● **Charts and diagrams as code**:
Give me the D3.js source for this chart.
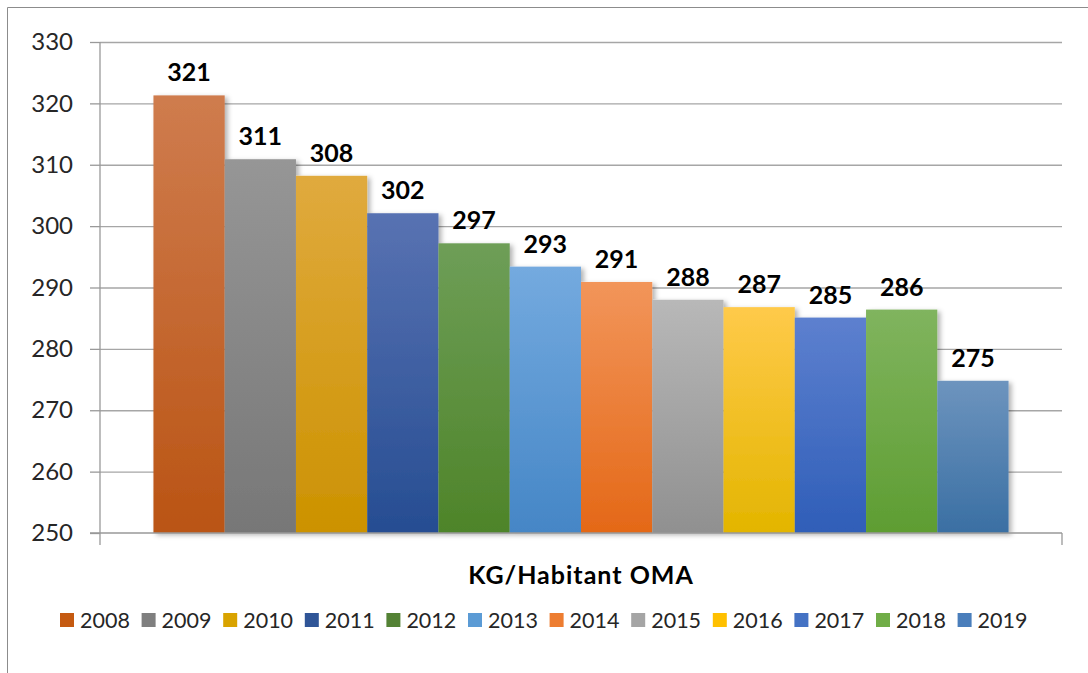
<!DOCTYPE html>
<html>
<head>
<meta charset="utf-8">
<script src="https://cdn.jsdelivr.net/npm/d3@7"></script>
<style>
  body { margin: 0; background: #fff; }
  svg { display: block; font-family: Lato, "Open Sans", sans-serif; }
</style>
</head>
<body>
<svg width="1088" height="673"></svg>
<script>
// data
const years = ["2008", "2009", "2010", "2011", "2012", "2013", "2014", "2015", "2016", "2017", "2018", "2019"];
const values = [321.3, 310.9, 308.2, 302.1, 297.2, 293.4, 290.9, 288.0, 286.8, 285.1, 286.4, 274.8];
const category = "KG/Habitant OMA";
const yTicks = [250, 260, 270, 280, 290, 300, 310, 320, 330];
// gradient colours per year: [top, bottom]
const topColors = ["#cf7c4e", "#969696", "#e0aa3e", "#5872b2", "#6e9e57", "#74aadf", "#f2955a", "#b8b8b8", "#ffca4a", "#5d80cf", "#80b45e", "#6d94be"];
const bottomColors = ["#ba5414", "#777777", "#cc9200", "#264d92", "#4e8429", "#4586c6", "#e46817", "#909090", "#e3b500", "#2f5eb8", "#5e9d32", "#3a6fa3"];
const legendColors = ["#c55a11", "#7f7f7f", "#d9a300", "#2f5597", "#548235", "#5b9bd5", "#ed7d31", "#a5a5a5", "#ffc000", "#4472c4", "#70ad47", "#4a7ebb"];

const svg = d3.select("svg");

// outer frame (top and left edges visible)
svg.append("path")
    .attr("d", "M7.5,673 L7.5,7.5 L1088,7.5")
    .attr("fill", "none")
    .attr("stroke", "#8c8c8c")
    .attr("stroke-width", 1);

const margin = {top: 42, left: 100, right: 1062, bottom: 533};

const y = d3.scaleLinear().domain([250, 330]).range([margin.bottom, margin.top]);
const x = d3.scaleBand().domain(years).range([margin.left, margin.right])
    .paddingInner(0).paddingOuter(0.75);

const defs = svg.append("defs");
years.forEach((yr, i) => {
    const g = defs.append("linearGradient").attr("id", "grad" + yr)
        .attr("x1", 0).attr("y1", 0).attr("x2", 0).attr("y2", 1);
    g.append("stop").attr("offset", "0%").attr("stop-color", topColors[i]);
    g.append("stop").attr("offset", "100%").attr("stop-color", bottomColors[i]);
});
const shadow = defs.append("filter").attr("id", "shadow")
    .attr("x", "-20%").attr("y", "-5%").attr("width", "140%").attr("height", "115%");
shadow.append("feDropShadow").attr("dx", 3).attr("dy", 2).attr("stdDeviation", 2.5)
    .attr("flood-color", "#000").attr("flood-opacity", 0.3);

// gridlines
svg.append("g")
    .attr("class", "grid")
    .attr("transform", "translate(" + margin.left + ",0)")
    .call(d3.axisRight(y).tickValues(yTicks.slice(1)).tickSize(margin.right - margin.left).tickFormat(""))
    .call(g => g.select(".domain").remove())
    .call(g => g.selectAll("line").attr("stroke", "#a6a6a6").attr("stroke-width", 1.3));

// bars
svg.append("g")
    .attr("filter", "url(#shadow)")
    .selectAll("rect")
    .data(d3.zip(years, values))
    .enter().append("rect")
    .attr("x", d => x(d[0]))
    .attr("width", x.bandwidth())
    .attr("y", d => y(d[1]))
    .attr("height", d => y(250) - y(d[1]))
    .attr("fill", d => "url(#grad" + d[0] + ")");

// value labels
svg.append("g")
    .selectAll("text")
    .data(d3.zip(years, values))
    .enter().append("text")
    .attr("x", d => x(d[0]) + x.bandwidth() / 2)
    .attr("y", d => y(d[1]) - 14)
    .attr("text-anchor", "middle")
    .attr("font-size", 25)
    .attr("font-weight", "bold")
    .attr("fill", "#000")
    .text(d => d3.format(".0f")(d[1]));

// y axis
svg.append("g")
    .attr("transform", "translate(" + margin.left + ",0)")
    .call(d3.axisLeft(y).tickValues(yTicks).tickSize(10).tickPadding(17).tickFormat(d3.format("d")))
    .call(g => g.select(".domain").remove())
    .call(g => g.selectAll("line").attr("stroke", "#999").attr("stroke-width", 1.3))
    .call(g => g.selectAll("text").attr("font-size", 24).attr("fill", "#262626").attr("font-family", "Lato, sans-serif"));

svg.append("line")
    .attr("x1", margin.left).attr("x2", margin.left)
    .attr("y1", y(330)).attr("y2", margin.bottom + 12)
    .attr("stroke", "#999").attr("stroke-width", 1.3);

// x axis baseline with end ticks
const x0 = d3.scaleBand().domain([category]).range([margin.left, margin.right]);
svg.append("line")
    .attr("x1", margin.left - 10).attr("x2", margin.right)
    .attr("y1", y(250)).attr("y2", y(250))
    .attr("stroke", "#999").attr("stroke-width", 1.3);
svg.append("line")
    .attr("x1", margin.right).attr("x2", margin.right)
    .attr("y1", y(250)).attr("y2", y(250) + 12)
    .attr("stroke", "#999").attr("stroke-width", 1.3);

// category label
svg.append("text")
    .attr("x", x0(category) + x0.bandwidth() / 2)
    .attr("y", 584)
    .attr("text-anchor", "middle")
    .attr("font-size", 25)
    .attr("letter-spacing", 1)
    .attr("font-weight", "bold")
    .attr("fill", "#000")
    .text(category);

// legend
const legend = svg.append("g").attr("transform", "translate(60,613)");
const item = legend.selectAll("g")
    .data(years)
    .enter().append("g")
    .attr("transform", (d, i) => "translate(" + (i * 81.6) + ",0)");
item.append("rect")
    .attr("width", 14).attr("height", 14)
    .attr("fill", (d, i) => legendColors[i]);
item.append("text")
    .attr("x", 20).attr("y", 15)
    .attr("font-size", 21.5)
    .attr("fill", "#262626")
    .text(d => d);
</script>
</body>
</html>
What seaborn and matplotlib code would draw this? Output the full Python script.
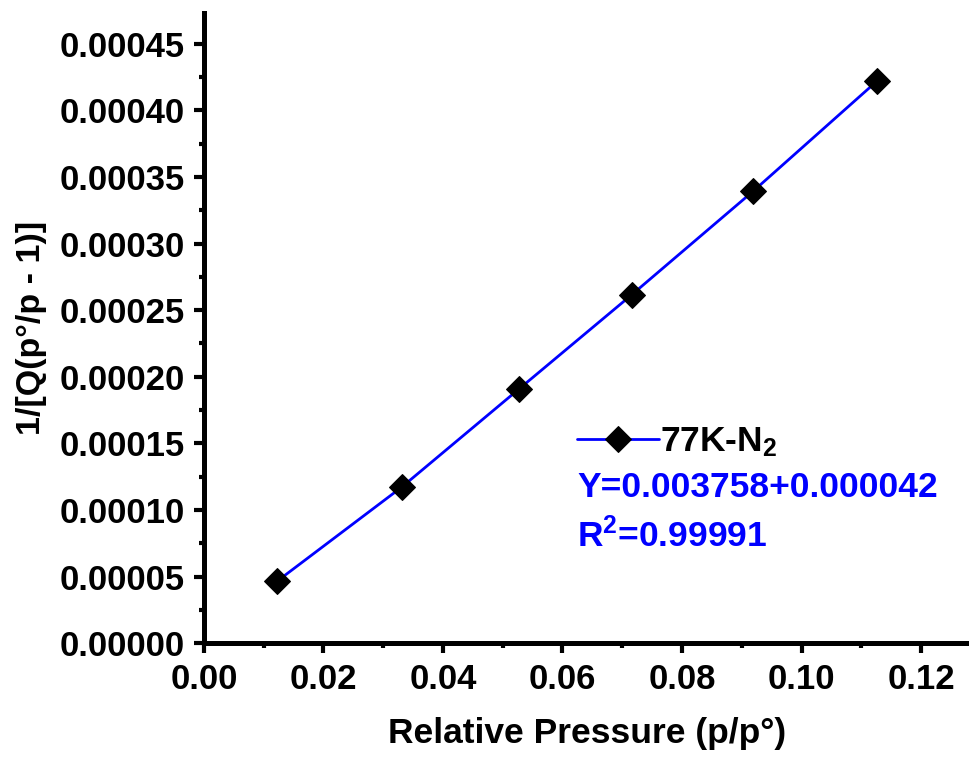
import numpy as np
import pandas as pd
import matplotlib
matplotlib.use("Agg")
import matplotlib.pyplot as plt
from matplotlib.ticker import MultipleLocator, FormatStrFormatter
import seaborn as sns

rel_pressure = [0.0123, 0.0331, 0.0527, 0.0716, 0.0919, 0.1126]
bet_value = [0.0000469, 0.0001173, 0.0001908, 0.0002616, 0.0003392, 0.0004217]
series_name = "77K-N$_2$"
fit_text = "Y=0.003758+0.000042"
r2_text = "R$^2$=0.99991"

sns.set_style("ticks")
plt.rcParams['font.family'] = ['Liberation Sans', 'DejaVu Sans']
plt.rcParams['font.weight'] = 'bold'
plt.rcParams['mathtext.fontset'] = 'custom'
plt.rcParams['mathtext.rm'] = 'Liberation Sans:bold'
plt.rcParams['mathtext.it'] = 'Liberation Sans:bold'
plt.rcParams['mathtext.bf'] = 'Liberation Sans:bold'
for k in ['text.color', 'axes.labelcolor', 'xtick.color', 'ytick.color', 'axes.edgecolor']:
    plt.rcParams[k] = 'black'

df = pd.DataFrame({'p': rel_pressure, 'v': bet_value})

fig = plt.figure(figsize=(9.7, 7.57), dpi=100)
ax = fig.add_axes([0.2103, 0.150, 1.0 - 0.2103, 0.983 - 0.150])

sns.lineplot(data=df, x='p', y='v', ax=ax, color='blue', linewidth=2,
             marker='D', markersize=13.5, markerfacecolor='black',
             markeredgecolor='black', label=series_name)

ax.set_xlim(0, 0.1282)
ax.set_ylim(0, 0.000473)
ax.xaxis.set_major_locator(MultipleLocator(0.02))
ax.xaxis.set_minor_locator(MultipleLocator(0.01))
ax.yaxis.set_major_locator(MultipleLocator(0.00005))
ax.yaxis.set_minor_locator(MultipleLocator(0.000025))
ax.xaxis.set_major_formatter(FormatStrFormatter('%.2f'))
ax.yaxis.set_major_formatter(FormatStrFormatter('%.5f'))

sns.despine(ax=ax)
for s in ['left', 'bottom']:
    ax.spines[s].set_linewidth(3.6)
ax.tick_params(which='major', length=7, width=3, labelsize=25, pad=7, direction='out')
ax.tick_params(which='minor', length=3.5, width=3, direction='out')

ax.set_xlabel("Relative Pressure (p/p°)", fontsize=25.5, fontweight='bold', labelpad=15)
ax.set_ylabel("1/[Q(p°/p - 1)]", fontsize=24.5, fontweight='bold', labelpad=9)

leg = ax.legend(loc='center left', bbox_to_anchor=(0.595, 0.416),
                bbox_transform=fig.transFigure, frameon=False, fontsize=25.5,
                handlelength=2.3, handletextpad=0.05, borderpad=0, borderaxespad=0)

fig.text(0.595, 0.3435, fit_text, color='blue', fontsize=25.5, fontweight='bold', va='baseline')
fig.text(0.595, 0.2774, r2_text, color='blue', fontsize=25.5, fontweight='bold', va='baseline')

fig.savefig("out.png", dpi=100)
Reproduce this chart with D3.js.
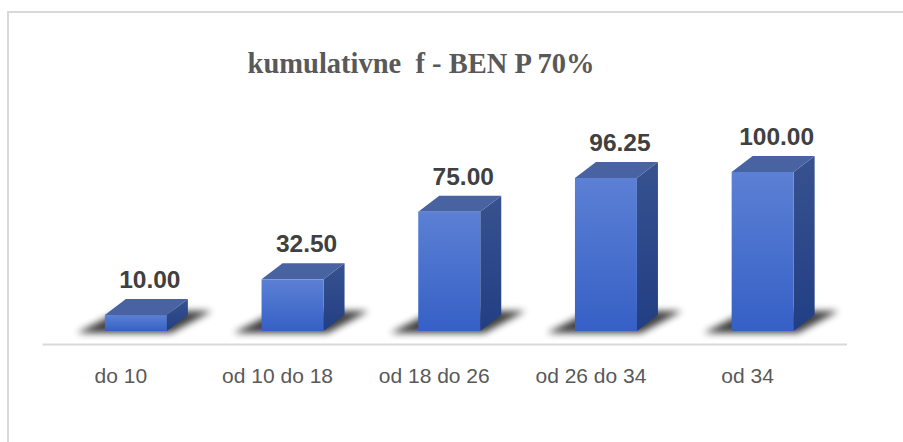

● **JOB**: Print exactly the lines from the line containing "What seaborn and" through the line containing "plt.rcParams[k] = 'black'", and omit any picture found among them.

● **TASK RESULT**:
What seaborn and matplotlib code would draw this? Output the full Python script.
import numpy as np
import pandas as pd
import matplotlib
matplotlib.use("Agg")
import matplotlib.pyplot as plt
from matplotlib.ticker import MultipleLocator, FormatStrFormatter
import seaborn as sns

rel_pressure = [0.0123, 0.0331, 0.0527, 0.0716, 0.0919, 0.1126]
bet_value = [0.0000469, 0.0001173, 0.0001908, 0.0002616, 0.0003392, 0.0004217]
series_name = "77K-N$_2$"
fit_text = "Y=0.003758+0.000042"
r2_text = "R$^2$=0.99991"

sns.set_style("ticks")
plt.rcParams['font.family'] = ['Liberation Sans', 'DejaVu Sans']
plt.rcParams['font.weight'] = 'bold'
plt.rcParams['mathtext.fontset'] = 'custom'
plt.rcParams['mathtext.rm'] = 'Liberation Sans:bold'
plt.rcParams['mathtext.it'] = 'Liberation Sans:bold'
plt.rcParams['mathtext.bf'] = 'Liberation Sans:bold'
for k in ['text.color', 'axes.labelcolor', 'xtick.color', 'ytick.color', 'axes.edgecolor']:
    plt.rcParams[k] = 'black'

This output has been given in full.